キース・ジャレットの”The Melody at Night, with You ”なるアルバムの成立には、ある特殊な背景がある。
キースはそのキャリアの中で何年間か、難病のためリタイアしていた時期があったのだが、その病を克服してステージに復帰した際、献身的に介護してくれた奥さんに捧げるために吹き込んだのが、全曲スタンダードのラブソング、というこのアルバムであるとか。
内容は自宅録音、キース自身のピアノソロのみ。もともと発表の予定もなかったとか。
つまりこのアルバム、天才肌で鼻高々だった彼が、ハードな現実に鼻をへし折られたのち、最もみじかな人のために、すべての邪念を捨てて音楽に向かい合った一作なのである。
というのが、知人が語ったこのアルバムの成立由来で、そのどこまでがリアルであるのか知らない。なかなか気に入っている物語であるので、あえて事実確認もしていない。奴がそのようなアルバムなのだ、というのならそれでいいじゃないか。
実際、そのような物語がいかにも似合いの音楽が、このアルバムには収められている。
坂の上の雲になど容易にたどり着けると慢心していた若き日は遠く、行けども手の届かぬ場所もあると知った今、日暮れてなお遠き道を眺めて自分の足跡の小ささを知る。
これまでの営為がすべて無意味だったのかと心折れそうになる彼が、それでもそばにいてくれた人に寄せ、美しいメロディを、ただ美しく紡ぎ出してみせる。

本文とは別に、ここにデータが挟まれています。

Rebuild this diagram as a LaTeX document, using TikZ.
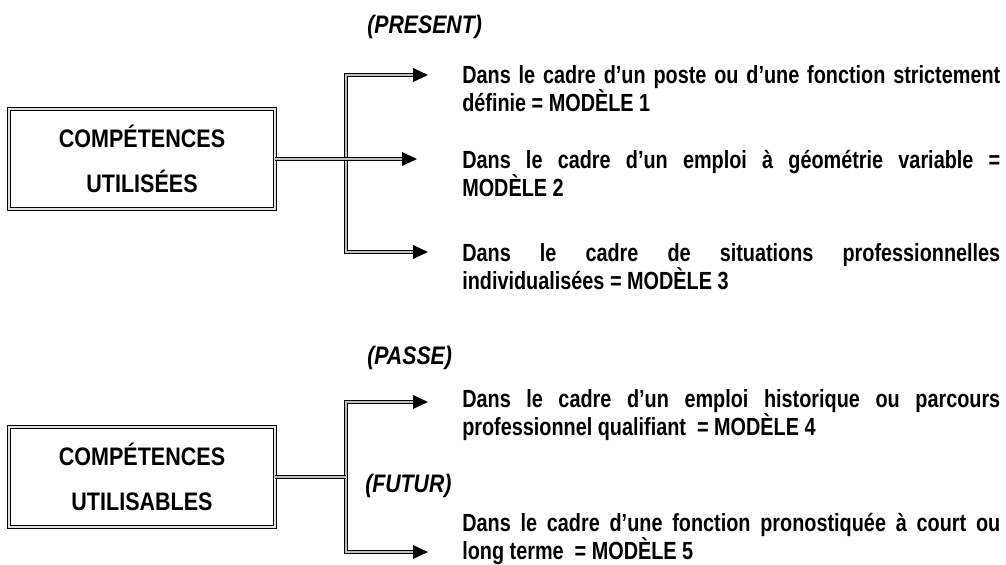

心を込めて。ただそれだけでいいんじゃないのか。
そんな呟きが聞こえるような、このアルバムを、私は愛さずにいられないのだ。
キース・ジャレットなんて、奇声を発しながらワケわからんピアノを弾いているだけのおっさんというイメージが強いのですが、このブツには興味津々であります。いつか必ずや見つけ出して、ゲットしたいと思っております♪
このアルバム、特にスりリングなアドリブを聴かせるでもなし、心を込めて、ただ綺麗なメロディを鍵盤上にたどっている、その姿勢が妙に感動的なんですよね。ぜひ、ころんさんにも聞いていただきたく。
いただいたテープ、ほくそ笑みながら聴いております。「ムキムキマンマンス」まで辿り着ける方は、ワールドミュージック愛好家の方でも、マリーナ号さんだけだと思います。貴重なものを有難うございます。
今夜、大阪ワールドミュージックの拠点「プランテーション」での新年会があるので、勝手ながら紹介させていただきますね。
で、COOL STRUTIN'の記事を見て、CD探したら、あるもんですね。ただいま、そちらを聴いております。
とか言いながら、こちらの記事に流れてきたわけですが、このキースのアルバム、十年ちょっとしか経ってないのに、もう入手が難しいのですね。
二十年前、学生だった頃、キース・ジャレットを好んで聴いていたのですが、「あれはジャズじゃない」と言っていた友達が、その十年後、なぜかプレゼントしてくれたのが、このアルバムでした。
今、25年間で聴いてきた音楽で、ベストなものは何かなぁという遊びをやっているのですが、このアルバムは、挙がってきます。